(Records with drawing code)
::::::::

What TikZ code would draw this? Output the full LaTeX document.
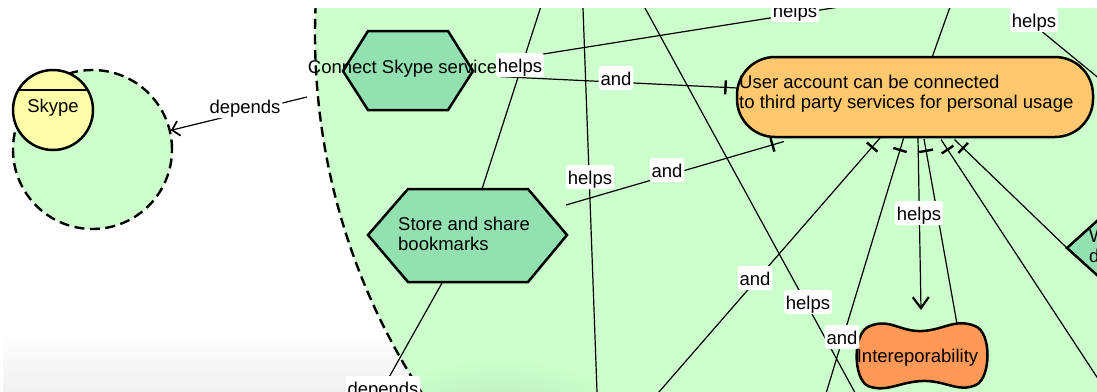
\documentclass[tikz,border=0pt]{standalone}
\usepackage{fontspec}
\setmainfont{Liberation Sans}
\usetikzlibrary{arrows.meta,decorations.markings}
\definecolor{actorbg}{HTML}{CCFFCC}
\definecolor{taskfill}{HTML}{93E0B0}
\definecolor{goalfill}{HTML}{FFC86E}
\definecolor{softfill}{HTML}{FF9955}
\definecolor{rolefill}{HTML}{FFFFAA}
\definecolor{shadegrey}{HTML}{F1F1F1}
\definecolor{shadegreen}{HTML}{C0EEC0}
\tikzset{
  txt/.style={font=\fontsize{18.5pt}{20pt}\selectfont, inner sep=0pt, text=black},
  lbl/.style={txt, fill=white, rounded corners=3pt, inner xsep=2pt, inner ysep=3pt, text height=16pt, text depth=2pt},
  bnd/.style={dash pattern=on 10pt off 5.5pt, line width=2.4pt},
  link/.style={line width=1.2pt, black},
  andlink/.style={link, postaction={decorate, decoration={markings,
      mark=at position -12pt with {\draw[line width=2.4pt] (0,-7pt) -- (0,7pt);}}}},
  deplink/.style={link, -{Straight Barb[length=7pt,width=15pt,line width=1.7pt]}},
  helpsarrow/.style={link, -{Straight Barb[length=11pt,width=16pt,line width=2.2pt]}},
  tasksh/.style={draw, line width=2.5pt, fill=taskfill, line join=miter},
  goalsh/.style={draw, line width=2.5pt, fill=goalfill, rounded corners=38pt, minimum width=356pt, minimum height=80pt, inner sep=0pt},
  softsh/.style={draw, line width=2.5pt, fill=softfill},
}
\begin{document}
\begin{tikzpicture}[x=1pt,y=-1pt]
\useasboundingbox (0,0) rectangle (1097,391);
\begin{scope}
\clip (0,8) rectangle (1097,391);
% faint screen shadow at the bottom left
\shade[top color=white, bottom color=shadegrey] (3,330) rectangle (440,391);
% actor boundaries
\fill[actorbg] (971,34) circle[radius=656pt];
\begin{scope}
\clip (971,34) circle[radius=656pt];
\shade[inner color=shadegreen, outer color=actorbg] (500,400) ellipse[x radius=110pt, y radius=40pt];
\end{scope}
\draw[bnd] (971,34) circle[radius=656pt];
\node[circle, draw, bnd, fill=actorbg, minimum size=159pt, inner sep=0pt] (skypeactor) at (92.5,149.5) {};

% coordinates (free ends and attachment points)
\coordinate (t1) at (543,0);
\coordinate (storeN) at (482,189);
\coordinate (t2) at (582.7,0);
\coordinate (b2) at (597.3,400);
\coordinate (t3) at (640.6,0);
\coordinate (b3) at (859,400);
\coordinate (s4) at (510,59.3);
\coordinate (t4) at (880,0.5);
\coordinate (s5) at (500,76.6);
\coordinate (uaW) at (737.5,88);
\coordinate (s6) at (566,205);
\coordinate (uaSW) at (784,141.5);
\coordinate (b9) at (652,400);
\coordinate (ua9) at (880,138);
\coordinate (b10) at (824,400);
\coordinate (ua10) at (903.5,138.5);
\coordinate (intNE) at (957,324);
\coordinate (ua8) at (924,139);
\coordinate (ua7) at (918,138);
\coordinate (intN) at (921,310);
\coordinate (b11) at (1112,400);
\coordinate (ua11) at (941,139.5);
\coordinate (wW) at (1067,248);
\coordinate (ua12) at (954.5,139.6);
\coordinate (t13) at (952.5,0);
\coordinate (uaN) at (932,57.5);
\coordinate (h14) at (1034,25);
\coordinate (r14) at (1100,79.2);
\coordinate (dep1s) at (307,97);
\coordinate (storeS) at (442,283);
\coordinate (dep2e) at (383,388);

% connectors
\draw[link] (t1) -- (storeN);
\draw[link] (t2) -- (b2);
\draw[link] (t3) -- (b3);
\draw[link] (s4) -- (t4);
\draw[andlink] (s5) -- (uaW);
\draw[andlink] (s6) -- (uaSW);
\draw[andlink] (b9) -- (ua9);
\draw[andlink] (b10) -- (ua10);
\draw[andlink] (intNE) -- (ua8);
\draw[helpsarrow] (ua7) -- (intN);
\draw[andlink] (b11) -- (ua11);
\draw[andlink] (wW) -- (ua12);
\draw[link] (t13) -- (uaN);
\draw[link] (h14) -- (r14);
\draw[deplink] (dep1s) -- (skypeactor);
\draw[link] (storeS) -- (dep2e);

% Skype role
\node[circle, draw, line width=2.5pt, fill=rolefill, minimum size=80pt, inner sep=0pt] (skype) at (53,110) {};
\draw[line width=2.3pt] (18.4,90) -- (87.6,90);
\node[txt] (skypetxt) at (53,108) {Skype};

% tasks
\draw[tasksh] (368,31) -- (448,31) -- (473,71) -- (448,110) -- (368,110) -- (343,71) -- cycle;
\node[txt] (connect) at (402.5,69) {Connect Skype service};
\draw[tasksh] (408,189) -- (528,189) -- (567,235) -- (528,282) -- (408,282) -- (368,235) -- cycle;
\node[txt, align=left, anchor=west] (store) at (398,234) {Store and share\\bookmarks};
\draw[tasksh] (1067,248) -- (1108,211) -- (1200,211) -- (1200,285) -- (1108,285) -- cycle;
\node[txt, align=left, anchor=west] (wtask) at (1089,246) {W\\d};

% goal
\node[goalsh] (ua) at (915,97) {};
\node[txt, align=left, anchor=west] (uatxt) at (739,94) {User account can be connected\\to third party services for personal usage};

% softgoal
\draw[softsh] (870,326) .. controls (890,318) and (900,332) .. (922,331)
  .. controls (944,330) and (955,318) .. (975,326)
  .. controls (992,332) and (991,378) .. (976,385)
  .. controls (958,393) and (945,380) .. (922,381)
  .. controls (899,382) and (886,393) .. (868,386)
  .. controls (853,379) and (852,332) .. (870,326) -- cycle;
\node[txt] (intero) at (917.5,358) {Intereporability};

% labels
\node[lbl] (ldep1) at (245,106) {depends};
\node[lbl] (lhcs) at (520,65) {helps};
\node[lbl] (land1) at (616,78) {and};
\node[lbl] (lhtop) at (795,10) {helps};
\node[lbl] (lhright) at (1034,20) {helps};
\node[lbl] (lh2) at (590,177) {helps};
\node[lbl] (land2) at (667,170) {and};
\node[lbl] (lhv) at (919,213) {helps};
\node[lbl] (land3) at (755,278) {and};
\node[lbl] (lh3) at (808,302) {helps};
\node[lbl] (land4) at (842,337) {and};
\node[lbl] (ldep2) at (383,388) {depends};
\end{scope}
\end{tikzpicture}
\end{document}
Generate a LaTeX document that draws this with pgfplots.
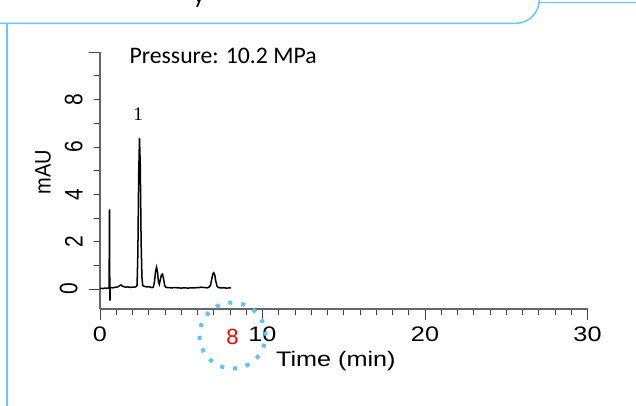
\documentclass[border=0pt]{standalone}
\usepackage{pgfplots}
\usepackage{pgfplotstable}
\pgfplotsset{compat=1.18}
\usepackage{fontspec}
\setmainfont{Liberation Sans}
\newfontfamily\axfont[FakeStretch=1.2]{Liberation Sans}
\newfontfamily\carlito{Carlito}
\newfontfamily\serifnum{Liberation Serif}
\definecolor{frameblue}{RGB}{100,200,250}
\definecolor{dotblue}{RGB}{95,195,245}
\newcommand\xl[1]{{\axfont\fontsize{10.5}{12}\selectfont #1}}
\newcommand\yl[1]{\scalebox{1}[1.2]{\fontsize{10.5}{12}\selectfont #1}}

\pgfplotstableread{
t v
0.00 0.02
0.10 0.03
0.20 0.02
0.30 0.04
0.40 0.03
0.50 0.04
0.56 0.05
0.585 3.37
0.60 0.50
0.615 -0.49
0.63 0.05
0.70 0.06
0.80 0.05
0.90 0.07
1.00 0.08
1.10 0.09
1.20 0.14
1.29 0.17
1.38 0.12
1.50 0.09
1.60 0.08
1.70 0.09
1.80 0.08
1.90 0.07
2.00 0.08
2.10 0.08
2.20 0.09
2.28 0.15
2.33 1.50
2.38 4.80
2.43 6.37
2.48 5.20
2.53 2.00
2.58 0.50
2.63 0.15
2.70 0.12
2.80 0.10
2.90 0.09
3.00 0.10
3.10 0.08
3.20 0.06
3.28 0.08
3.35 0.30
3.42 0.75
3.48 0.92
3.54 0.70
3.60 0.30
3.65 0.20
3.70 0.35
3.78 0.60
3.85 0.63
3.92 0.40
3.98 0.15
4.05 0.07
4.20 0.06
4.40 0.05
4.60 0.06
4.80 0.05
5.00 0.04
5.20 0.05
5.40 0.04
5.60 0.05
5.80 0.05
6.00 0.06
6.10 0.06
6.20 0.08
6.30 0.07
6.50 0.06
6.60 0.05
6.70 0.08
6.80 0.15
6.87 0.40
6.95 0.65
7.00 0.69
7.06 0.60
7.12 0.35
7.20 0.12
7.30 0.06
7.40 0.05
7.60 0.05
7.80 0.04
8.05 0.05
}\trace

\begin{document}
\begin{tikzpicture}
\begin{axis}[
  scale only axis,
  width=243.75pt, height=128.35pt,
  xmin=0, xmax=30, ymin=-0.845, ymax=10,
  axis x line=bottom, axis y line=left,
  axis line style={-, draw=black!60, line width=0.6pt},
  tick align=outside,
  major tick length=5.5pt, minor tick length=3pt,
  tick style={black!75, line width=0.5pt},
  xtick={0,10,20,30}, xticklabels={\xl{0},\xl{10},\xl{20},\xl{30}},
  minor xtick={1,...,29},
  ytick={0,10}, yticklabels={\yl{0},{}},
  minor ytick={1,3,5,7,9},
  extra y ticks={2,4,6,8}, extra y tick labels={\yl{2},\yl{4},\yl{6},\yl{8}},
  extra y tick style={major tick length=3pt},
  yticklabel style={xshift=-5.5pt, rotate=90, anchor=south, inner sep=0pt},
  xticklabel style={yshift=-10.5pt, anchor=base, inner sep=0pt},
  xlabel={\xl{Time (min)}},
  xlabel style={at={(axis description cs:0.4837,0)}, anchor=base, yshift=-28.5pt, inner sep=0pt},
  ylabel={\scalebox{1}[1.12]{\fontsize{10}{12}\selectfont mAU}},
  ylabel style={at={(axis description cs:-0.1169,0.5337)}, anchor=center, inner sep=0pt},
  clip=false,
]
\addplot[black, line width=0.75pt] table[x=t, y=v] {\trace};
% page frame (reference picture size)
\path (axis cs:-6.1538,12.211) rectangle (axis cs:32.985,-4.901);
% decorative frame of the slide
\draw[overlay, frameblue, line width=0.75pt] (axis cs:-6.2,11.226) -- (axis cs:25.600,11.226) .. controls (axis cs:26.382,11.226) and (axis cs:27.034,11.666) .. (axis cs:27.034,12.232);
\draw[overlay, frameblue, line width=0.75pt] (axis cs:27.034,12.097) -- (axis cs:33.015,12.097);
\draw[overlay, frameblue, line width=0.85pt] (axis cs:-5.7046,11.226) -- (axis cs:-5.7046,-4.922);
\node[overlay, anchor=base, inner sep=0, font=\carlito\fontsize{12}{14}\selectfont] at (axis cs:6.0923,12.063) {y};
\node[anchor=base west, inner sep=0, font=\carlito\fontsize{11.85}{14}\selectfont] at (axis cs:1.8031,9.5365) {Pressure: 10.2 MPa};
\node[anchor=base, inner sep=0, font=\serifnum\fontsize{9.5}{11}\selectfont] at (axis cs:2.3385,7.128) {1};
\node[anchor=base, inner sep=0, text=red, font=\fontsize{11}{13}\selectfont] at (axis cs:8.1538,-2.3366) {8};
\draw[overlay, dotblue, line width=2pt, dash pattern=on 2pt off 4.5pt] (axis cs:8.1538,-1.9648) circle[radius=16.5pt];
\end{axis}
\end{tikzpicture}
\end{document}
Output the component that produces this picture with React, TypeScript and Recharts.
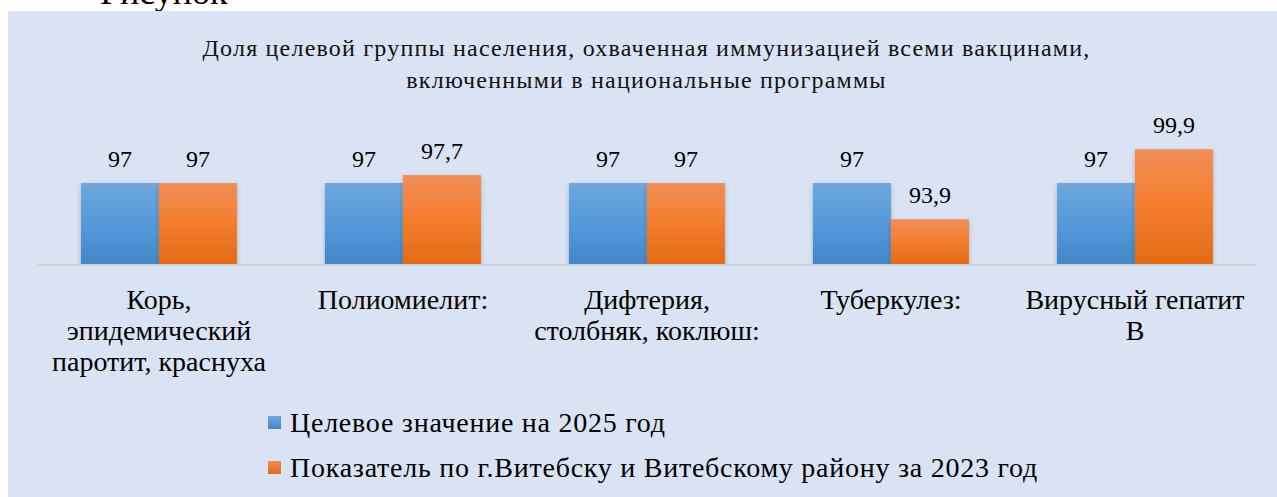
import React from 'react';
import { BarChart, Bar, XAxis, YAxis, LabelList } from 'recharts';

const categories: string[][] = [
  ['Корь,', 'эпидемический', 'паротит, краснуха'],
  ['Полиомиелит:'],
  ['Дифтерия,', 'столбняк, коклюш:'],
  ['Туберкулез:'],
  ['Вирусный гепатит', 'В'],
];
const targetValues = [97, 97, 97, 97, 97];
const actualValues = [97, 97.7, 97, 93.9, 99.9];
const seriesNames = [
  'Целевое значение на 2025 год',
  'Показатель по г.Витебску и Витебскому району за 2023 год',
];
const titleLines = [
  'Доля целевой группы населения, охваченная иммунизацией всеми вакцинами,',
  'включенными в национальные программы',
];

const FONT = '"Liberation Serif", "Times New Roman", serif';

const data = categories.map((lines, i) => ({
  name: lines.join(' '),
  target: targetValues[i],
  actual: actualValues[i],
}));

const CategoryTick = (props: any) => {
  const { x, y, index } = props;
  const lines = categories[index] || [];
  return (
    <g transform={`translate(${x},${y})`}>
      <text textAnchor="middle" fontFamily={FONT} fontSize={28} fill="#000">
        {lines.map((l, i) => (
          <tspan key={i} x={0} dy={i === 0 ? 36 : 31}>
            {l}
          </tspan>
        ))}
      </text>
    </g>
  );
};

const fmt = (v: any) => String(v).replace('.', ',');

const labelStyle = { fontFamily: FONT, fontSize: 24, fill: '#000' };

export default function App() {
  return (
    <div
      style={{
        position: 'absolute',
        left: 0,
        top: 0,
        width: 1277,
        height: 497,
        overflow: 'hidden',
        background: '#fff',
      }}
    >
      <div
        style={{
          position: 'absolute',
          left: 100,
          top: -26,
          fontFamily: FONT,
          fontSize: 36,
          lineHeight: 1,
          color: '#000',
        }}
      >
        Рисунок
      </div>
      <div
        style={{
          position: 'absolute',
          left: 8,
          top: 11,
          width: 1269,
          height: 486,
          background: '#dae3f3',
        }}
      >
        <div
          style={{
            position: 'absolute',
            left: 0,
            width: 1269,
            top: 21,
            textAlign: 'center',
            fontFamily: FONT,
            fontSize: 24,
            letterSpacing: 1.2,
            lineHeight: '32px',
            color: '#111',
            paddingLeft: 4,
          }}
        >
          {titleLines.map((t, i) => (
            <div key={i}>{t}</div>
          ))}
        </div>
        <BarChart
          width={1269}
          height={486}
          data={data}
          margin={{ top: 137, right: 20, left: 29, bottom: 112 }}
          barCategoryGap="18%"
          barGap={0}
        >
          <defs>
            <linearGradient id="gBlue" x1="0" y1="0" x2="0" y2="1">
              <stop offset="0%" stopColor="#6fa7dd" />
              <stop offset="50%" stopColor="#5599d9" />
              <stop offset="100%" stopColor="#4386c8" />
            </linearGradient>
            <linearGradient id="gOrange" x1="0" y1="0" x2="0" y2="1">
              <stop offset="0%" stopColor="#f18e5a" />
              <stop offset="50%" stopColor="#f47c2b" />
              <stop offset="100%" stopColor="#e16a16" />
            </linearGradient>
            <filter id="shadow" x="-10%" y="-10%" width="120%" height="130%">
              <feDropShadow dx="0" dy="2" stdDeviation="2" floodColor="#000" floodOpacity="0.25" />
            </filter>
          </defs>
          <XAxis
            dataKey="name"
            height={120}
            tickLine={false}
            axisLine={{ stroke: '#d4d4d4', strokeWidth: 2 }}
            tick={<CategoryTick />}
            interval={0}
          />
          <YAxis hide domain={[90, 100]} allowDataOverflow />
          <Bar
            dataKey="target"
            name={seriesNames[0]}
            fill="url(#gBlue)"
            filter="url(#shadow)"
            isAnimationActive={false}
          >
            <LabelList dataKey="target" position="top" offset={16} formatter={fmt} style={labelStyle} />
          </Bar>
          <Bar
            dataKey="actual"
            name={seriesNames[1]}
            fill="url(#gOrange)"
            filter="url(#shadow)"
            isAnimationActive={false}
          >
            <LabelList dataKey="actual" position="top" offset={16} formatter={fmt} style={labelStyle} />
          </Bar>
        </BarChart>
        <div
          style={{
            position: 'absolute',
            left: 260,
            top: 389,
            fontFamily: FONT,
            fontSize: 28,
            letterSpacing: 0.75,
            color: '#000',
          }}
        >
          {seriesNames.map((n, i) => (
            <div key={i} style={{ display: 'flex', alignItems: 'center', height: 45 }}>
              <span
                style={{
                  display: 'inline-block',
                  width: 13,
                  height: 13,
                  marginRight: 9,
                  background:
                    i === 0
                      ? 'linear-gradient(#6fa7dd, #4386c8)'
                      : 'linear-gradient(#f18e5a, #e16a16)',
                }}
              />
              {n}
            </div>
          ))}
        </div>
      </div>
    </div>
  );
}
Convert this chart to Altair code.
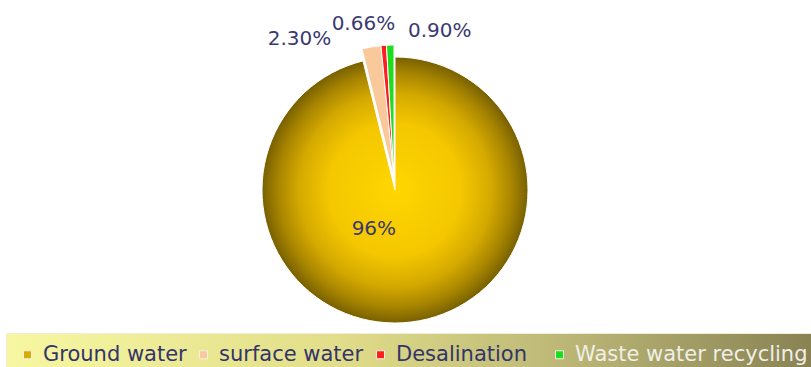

::::::::

Requirement:
From the first line above through the line containing "bnd, fill=actorbg, minimum", copy everything exactly, without the pictures.

The reply:
What TikZ code would draw this? Output the full LaTeX document.
\documentclass[tikz,border=0pt]{standalone}
\usepackage{fontspec}
\setmainfont{Liberation Sans}
\usetikzlibrary{arrows.meta,decorations.markings}
\definecolor{actorbg}{HTML}{CCFFCC}
\definecolor{taskfill}{HTML}{93E0B0}
\definecolor{goalfill}{HTML}{FFC86E}
\definecolor{softfill}{HTML}{FF9955}
\definecolor{rolefill}{HTML}{FFFFAA}
\definecolor{shadegrey}{HTML}{F1F1F1}
\definecolor{shadegreen}{HTML}{C0EEC0}
\tikzset{
  txt/.style={font=\fontsize{18.5pt}{20pt}\selectfont, inner sep=0pt, text=black},
  lbl/.style={txt, fill=white, rounded corners=3pt, inner xsep=2pt, inner ysep=3pt, text height=16pt, text depth=2pt},
  bnd/.style={dash pattern=on 10pt off 5.5pt, line width=2.4pt},
  link/.style={line width=1.2pt, black},
  andlink/.style={link, postaction={decorate, decoration={markings,
      mark=at position -12pt with {\draw[line width=2.4pt] (0,-7pt) -- (0,7pt);}}}},
  deplink/.style={link, -{Straight Barb[length=7pt,width=15pt,line width=1.7pt]}},
  helpsarrow/.style={link, -{Straight Barb[length=11pt,width=16pt,line width=2.2pt]}},
  tasksh/.style={draw, line width=2.5pt, fill=taskfill, line join=miter},
  goalsh/.style={draw, line width=2.5pt, fill=goalfill, rounded corners=38pt, minimum width=356pt, minimum height=80pt, inner sep=0pt},
  softsh/.style={draw, line width=2.5pt, fill=softfill},
}
\begin{document}
\begin{tikzpicture}[x=1pt,y=-1pt]
\useasboundingbox (0,0) rectangle (1097,391);
\begin{scope}
\clip (0,8) rectangle (1097,391);
% faint screen shadow at the bottom left
\shade[top color=white, bottom color=shadegrey] (3,330) rectangle (440,391);
% actor boundaries
\fill[actorbg] (971,34) circle[radius=656pt];
\begin{scope}
\clip (971,34) circle[radius=656pt];
\shade[inner color=shadegreen, outer color=actorbg] (500,400) ellipse[x radius=110pt, y radius=40pt];
\end{scope}
\draw[bnd] (971,34) circle[radius=656pt];
\node[circle, draw, bnd, fill=actorbg, minimum size=159pt, inner sep=0pt] (skypeactor) at (92.5,149.5) {};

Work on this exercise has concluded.